_Request_. Return verbatim everything from the first line through the line that contains "7.2, 3.3, 0.08, 0.05, 0.05, 0.05]", and stop there.

_Data for the task_.
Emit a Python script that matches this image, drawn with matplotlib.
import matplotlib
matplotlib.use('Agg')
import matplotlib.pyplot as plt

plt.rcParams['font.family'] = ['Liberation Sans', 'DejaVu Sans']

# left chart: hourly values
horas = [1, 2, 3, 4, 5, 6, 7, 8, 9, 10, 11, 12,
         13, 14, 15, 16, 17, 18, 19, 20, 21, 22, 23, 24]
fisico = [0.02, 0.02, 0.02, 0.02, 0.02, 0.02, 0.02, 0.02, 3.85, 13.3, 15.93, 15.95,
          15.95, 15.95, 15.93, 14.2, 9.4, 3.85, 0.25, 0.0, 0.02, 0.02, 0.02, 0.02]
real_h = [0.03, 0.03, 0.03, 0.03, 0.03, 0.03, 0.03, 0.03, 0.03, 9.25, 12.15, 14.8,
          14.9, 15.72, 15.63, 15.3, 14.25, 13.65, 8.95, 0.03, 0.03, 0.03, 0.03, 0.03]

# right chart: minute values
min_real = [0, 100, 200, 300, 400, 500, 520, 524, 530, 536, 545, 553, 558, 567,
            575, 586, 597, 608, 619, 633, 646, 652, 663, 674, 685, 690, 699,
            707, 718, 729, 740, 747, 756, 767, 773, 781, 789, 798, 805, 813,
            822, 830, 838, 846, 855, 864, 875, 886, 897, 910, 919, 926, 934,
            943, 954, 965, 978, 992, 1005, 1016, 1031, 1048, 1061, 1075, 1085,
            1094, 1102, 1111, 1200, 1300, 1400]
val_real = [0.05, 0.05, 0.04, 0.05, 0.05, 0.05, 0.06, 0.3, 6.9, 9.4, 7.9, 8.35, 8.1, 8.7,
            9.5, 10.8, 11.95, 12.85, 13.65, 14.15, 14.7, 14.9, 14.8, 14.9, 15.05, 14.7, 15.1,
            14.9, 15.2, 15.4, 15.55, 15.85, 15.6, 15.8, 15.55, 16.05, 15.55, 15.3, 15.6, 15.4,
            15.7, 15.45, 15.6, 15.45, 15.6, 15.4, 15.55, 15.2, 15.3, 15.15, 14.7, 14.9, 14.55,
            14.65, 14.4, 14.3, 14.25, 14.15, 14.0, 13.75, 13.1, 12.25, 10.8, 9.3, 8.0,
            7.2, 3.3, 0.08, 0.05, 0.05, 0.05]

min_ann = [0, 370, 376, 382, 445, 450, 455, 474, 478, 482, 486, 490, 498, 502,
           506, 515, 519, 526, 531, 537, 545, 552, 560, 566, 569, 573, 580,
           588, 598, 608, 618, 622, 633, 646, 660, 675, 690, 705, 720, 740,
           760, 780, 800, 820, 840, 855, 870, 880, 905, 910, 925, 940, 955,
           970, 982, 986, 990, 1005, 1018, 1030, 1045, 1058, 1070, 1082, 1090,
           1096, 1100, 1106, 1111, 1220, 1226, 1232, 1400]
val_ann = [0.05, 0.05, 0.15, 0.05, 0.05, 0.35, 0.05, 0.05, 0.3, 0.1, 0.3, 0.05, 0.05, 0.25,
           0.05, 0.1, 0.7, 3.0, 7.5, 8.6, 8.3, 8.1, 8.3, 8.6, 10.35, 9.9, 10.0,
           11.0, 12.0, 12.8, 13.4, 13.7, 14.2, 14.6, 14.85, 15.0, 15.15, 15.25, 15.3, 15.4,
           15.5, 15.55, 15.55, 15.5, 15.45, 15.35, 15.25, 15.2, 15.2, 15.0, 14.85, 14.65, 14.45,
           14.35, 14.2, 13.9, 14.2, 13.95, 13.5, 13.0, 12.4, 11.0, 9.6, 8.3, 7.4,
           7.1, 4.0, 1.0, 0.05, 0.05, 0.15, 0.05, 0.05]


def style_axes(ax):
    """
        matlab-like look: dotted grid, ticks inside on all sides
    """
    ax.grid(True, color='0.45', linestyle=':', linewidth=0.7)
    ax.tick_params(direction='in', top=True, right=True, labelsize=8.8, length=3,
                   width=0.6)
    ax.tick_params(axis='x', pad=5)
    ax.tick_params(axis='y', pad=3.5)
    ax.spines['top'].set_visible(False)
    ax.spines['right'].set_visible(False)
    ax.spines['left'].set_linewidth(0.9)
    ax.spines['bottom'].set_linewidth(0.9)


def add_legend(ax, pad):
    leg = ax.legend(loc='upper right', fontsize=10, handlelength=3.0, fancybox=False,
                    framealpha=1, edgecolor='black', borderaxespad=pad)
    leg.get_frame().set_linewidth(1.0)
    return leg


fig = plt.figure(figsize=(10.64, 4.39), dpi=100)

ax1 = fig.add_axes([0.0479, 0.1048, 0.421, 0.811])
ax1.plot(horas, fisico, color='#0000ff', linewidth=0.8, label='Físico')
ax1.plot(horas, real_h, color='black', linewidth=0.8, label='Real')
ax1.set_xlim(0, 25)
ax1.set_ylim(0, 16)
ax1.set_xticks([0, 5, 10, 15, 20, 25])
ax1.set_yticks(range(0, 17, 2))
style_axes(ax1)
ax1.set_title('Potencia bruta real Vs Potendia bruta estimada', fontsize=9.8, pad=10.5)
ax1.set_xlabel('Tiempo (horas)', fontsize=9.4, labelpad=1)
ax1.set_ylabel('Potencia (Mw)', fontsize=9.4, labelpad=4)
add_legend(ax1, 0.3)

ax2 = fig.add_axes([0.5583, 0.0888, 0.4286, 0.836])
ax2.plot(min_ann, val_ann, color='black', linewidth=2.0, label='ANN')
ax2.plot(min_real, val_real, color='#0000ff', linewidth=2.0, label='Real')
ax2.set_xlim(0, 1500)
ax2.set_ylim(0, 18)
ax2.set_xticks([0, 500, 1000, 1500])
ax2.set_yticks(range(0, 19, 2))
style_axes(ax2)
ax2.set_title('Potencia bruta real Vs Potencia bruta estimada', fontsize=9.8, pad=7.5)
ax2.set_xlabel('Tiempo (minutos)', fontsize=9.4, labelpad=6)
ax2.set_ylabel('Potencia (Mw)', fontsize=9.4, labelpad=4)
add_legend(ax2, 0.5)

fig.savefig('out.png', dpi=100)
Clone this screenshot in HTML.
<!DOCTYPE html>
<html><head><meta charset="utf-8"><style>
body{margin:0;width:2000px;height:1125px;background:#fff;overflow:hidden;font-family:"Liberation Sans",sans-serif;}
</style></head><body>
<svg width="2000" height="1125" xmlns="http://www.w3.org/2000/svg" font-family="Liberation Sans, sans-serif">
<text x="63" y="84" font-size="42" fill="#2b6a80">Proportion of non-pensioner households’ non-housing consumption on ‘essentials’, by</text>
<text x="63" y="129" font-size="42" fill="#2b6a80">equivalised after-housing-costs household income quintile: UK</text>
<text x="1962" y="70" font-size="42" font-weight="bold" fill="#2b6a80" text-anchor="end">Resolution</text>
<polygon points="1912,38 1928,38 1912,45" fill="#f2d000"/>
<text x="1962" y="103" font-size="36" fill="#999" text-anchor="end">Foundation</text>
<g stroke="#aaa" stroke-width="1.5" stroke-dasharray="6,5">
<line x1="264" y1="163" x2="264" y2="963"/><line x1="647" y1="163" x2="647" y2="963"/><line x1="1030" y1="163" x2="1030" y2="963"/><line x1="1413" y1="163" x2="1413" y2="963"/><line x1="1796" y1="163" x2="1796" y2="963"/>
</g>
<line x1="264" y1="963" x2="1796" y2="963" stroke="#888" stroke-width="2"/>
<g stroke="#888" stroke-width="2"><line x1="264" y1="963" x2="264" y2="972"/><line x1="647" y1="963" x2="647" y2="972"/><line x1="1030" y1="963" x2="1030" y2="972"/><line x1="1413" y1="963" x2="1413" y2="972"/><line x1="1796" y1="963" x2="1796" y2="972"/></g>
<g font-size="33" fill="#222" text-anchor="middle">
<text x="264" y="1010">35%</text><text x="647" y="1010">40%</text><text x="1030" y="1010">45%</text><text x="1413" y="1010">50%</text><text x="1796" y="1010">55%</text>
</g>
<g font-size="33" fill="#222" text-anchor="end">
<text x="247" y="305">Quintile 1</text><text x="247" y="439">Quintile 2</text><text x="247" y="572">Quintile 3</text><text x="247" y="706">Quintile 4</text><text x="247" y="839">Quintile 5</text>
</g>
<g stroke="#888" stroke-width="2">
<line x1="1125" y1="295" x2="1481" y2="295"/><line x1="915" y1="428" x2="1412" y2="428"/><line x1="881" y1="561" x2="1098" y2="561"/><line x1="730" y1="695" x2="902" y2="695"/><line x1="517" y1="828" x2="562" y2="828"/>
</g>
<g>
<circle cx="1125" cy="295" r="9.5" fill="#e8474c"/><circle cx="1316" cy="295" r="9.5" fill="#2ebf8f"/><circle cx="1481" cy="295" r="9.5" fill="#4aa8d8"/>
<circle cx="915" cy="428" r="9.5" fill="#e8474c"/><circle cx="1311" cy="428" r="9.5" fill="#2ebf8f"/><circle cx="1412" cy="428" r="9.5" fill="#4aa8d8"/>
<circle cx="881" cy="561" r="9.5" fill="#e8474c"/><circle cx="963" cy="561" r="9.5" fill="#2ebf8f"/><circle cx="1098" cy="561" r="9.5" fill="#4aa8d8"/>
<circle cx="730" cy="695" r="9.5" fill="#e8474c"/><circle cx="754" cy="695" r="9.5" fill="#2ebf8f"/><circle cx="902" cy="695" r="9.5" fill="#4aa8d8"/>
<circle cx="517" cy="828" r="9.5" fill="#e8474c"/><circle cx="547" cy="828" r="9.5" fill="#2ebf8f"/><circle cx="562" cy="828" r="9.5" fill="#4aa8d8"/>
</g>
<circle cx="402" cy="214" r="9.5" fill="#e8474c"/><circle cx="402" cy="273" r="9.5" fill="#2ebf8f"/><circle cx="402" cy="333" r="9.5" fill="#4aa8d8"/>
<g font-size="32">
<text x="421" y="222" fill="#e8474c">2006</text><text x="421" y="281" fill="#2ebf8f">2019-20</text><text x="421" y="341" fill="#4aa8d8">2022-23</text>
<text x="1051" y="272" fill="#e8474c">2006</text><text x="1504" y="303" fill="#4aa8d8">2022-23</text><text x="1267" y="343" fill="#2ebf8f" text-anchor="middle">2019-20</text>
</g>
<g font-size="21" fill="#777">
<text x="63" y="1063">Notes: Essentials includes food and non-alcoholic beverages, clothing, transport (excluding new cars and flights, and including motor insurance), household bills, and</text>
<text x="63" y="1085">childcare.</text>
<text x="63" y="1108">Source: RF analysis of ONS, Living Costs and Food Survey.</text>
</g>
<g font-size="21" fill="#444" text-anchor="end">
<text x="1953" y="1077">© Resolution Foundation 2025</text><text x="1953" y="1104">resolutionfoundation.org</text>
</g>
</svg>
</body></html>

_Response below_.
Emit a Python script that matches this image, drawn with matplotlib.
import matplotlib
matplotlib.use('Agg')
import matplotlib.pyplot as plt

plt.rcParams['font.family'] = ['Liberation Sans', 'DejaVu Sans']

# left chart: hourly values
horas = [1, 2, 3, 4, 5, 6, 7, 8, 9, 10, 11, 12,
         13, 14, 15, 16, 17, 18, 19, 20, 21, 22, 23, 24]
fisico = [0.02, 0.02, 0.02, 0.02, 0.02, 0.02, 0.02, 0.02, 3.85, 13.3, 15.93, 15.95,
          15.95, 15.95, 15.93, 14.2, 9.4, 3.85, 0.25, 0.0, 0.02, 0.02, 0.02, 0.02]
real_h = [0.03, 0.03, 0.03, 0.03, 0.03, 0.03, 0.03, 0.03, 0.03, 9.25, 12.15, 14.8,
          14.9, 15.72, 15.63, 15.3, 14.25, 13.65, 8.95, 0.03, 0.03, 0.03, 0.03, 0.03]

# right chart: minute values
min_real = [0, 100, 200, 300, 400, 500, 520, 524, 530, 536, 545, 553, 558, 567,
            575, 586, 597, 608, 619, 633, 646, 652, 663, 674, 685, 690, 699,
            707, 718, 729, 740, 747, 756, 767, 773, 781, 789, 798, 805, 813,
            822, 830, 838, 846, 855, 864, 875, 886, 897, 910, 919, 926, 934,
            943, 954, 965, 978, 992, 1005, 1016, 1031, 1048, 1061, 1075, 1085,
            1094, 1102, 1111, 1200, 1300, 1400]
val_real = [0.05, 0.05, 0.04, 0.05, 0.05, 0.05, 0.06, 0.3, 6.9, 9.4, 7.9, 8.35, 8.1, 8.7,
            9.5, 10.8, 11.95, 12.85, 13.65, 14.15, 14.7, 14.9, 14.8, 14.9, 15.05, 14.7, 15.1,
            14.9, 15.2, 15.4, 15.55, 15.85, 15.6, 15.8, 15.55, 16.05, 15.55, 15.3, 15.6, 15.4,
            15.7, 15.45, 15.6, 15.45, 15.6, 15.4, 15.55, 15.2, 15.3, 15.15, 14.7, 14.9, 14.55,
            14.65, 14.4, 14.3, 14.25, 14.15, 14.0, 13.75, 13.1, 12.25, 10.8, 9.3, 8.0,
            7.2, 3.3, 0.08, 0.05, 0.05, 0.05]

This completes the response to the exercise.